**Data to process**
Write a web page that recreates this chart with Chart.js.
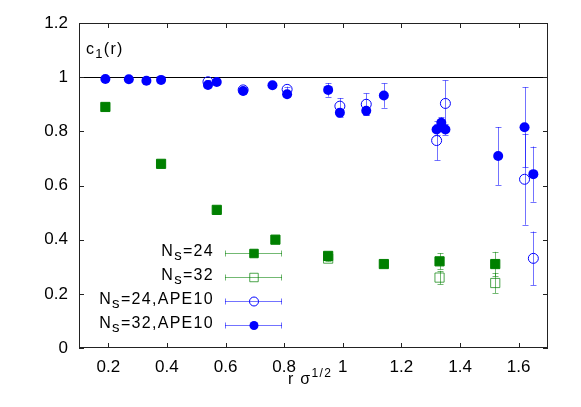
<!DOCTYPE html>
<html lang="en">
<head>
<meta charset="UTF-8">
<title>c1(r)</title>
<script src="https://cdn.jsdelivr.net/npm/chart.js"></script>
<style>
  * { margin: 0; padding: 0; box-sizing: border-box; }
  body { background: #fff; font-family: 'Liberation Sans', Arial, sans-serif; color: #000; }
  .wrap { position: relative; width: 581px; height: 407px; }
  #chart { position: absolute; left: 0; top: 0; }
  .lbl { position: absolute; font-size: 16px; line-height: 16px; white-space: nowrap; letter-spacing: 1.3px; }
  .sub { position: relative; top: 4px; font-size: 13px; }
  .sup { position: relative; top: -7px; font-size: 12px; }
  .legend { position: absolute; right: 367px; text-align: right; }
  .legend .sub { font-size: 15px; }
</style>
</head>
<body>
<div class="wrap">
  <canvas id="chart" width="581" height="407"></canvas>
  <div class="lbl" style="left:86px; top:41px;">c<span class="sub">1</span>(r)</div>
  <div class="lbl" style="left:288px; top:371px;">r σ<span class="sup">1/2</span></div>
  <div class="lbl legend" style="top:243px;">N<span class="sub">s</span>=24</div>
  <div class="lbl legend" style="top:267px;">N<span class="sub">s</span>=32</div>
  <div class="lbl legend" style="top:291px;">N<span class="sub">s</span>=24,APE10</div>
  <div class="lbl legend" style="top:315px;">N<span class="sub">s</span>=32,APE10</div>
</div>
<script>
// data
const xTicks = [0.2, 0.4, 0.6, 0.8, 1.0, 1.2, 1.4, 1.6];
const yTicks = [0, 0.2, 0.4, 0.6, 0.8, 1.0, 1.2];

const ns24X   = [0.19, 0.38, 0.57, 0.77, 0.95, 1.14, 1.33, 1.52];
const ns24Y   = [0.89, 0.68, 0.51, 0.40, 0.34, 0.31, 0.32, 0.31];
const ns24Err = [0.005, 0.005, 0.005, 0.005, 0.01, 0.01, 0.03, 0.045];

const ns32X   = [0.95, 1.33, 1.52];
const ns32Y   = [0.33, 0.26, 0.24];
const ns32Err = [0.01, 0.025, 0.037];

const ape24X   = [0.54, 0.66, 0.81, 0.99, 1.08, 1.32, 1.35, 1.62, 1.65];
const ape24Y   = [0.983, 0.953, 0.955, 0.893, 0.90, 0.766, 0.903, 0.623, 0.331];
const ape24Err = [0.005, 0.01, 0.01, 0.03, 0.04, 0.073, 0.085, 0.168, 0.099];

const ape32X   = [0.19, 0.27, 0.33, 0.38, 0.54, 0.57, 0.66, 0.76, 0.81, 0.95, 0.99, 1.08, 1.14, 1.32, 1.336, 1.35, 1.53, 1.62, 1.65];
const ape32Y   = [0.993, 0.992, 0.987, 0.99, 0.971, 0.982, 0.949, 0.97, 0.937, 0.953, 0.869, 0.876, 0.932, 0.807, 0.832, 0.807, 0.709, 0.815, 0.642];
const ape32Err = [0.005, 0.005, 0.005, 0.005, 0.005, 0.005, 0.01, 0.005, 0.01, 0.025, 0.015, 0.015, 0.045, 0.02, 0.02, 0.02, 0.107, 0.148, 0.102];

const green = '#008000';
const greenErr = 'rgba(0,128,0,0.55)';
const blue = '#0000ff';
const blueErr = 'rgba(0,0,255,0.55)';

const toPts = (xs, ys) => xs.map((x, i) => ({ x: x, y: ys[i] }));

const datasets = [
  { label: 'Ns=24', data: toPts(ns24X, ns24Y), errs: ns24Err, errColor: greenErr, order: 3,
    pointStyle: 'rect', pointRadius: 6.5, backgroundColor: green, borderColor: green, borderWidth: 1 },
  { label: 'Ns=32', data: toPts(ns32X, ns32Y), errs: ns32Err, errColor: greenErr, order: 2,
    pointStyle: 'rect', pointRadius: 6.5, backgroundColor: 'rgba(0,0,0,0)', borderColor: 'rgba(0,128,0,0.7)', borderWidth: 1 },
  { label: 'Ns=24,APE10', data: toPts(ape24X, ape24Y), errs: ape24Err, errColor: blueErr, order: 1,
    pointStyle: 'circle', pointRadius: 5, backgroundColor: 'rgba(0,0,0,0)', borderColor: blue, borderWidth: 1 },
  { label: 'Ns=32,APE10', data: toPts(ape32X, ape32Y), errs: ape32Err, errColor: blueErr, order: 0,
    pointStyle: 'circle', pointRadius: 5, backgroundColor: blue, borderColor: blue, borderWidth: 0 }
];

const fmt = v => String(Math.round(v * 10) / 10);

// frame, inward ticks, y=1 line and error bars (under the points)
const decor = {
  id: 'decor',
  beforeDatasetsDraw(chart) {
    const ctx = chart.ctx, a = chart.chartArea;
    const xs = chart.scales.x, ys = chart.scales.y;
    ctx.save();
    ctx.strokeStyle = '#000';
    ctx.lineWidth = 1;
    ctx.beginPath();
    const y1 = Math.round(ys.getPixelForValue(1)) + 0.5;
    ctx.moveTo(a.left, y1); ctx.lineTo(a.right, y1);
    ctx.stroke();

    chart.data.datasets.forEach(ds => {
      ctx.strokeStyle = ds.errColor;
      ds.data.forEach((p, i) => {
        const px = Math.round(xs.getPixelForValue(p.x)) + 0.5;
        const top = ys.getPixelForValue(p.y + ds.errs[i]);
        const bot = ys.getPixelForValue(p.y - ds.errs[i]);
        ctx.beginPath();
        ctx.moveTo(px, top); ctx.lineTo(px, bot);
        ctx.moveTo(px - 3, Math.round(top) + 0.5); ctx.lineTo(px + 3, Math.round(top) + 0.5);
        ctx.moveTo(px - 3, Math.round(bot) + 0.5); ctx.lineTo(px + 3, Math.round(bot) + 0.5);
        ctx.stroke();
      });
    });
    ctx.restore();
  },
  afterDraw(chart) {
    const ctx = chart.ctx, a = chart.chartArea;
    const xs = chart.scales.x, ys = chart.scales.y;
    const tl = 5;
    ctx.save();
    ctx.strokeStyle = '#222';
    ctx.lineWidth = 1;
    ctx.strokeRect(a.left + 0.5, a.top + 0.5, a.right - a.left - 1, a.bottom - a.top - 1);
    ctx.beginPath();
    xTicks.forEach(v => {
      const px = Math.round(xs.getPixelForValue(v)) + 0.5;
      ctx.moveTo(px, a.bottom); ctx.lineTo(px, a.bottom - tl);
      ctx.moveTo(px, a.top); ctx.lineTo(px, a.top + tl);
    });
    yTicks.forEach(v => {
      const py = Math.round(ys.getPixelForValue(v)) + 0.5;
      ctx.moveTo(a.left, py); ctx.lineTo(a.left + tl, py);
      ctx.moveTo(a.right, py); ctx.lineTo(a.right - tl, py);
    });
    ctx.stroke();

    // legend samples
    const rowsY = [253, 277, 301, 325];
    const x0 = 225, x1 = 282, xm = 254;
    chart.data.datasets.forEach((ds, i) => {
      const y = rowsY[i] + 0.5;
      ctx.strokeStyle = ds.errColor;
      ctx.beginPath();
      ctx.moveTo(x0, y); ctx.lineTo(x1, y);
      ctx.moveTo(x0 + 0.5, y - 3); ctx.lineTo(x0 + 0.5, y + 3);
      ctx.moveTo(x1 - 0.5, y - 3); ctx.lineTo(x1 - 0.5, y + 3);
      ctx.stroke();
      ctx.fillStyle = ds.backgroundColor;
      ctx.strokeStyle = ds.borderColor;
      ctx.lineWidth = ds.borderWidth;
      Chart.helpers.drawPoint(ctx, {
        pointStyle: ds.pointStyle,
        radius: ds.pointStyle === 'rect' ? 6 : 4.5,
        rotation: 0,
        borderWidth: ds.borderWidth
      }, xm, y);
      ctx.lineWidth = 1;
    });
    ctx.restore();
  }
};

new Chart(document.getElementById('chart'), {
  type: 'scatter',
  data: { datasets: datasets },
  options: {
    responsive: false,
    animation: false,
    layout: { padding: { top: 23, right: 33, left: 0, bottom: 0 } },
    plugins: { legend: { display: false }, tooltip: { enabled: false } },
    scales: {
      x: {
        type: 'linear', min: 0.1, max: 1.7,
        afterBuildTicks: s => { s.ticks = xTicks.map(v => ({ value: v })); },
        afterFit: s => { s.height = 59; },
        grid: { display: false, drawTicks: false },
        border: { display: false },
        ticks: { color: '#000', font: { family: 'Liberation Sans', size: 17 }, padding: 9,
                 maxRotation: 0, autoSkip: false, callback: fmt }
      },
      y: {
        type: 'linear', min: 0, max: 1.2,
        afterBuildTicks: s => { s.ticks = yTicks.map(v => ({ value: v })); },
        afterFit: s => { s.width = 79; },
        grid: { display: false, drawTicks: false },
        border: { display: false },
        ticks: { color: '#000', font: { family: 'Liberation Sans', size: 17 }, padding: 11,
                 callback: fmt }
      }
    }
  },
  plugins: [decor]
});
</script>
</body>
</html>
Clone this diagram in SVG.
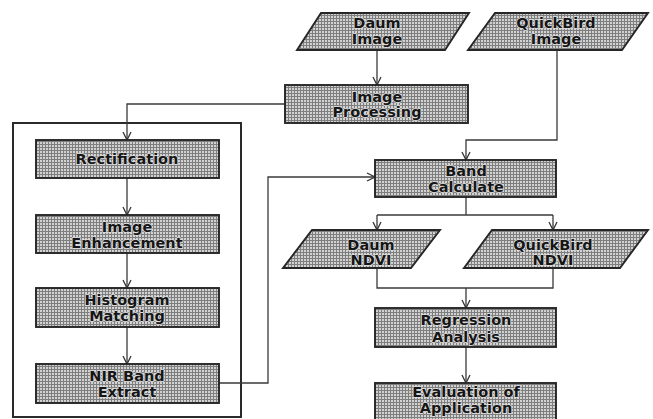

**To be done**
Find each line holding the word "this" and copy it.

**Final result**
Write a web page that recreates this chart with Chart.js.
Clone this diagram in SVG.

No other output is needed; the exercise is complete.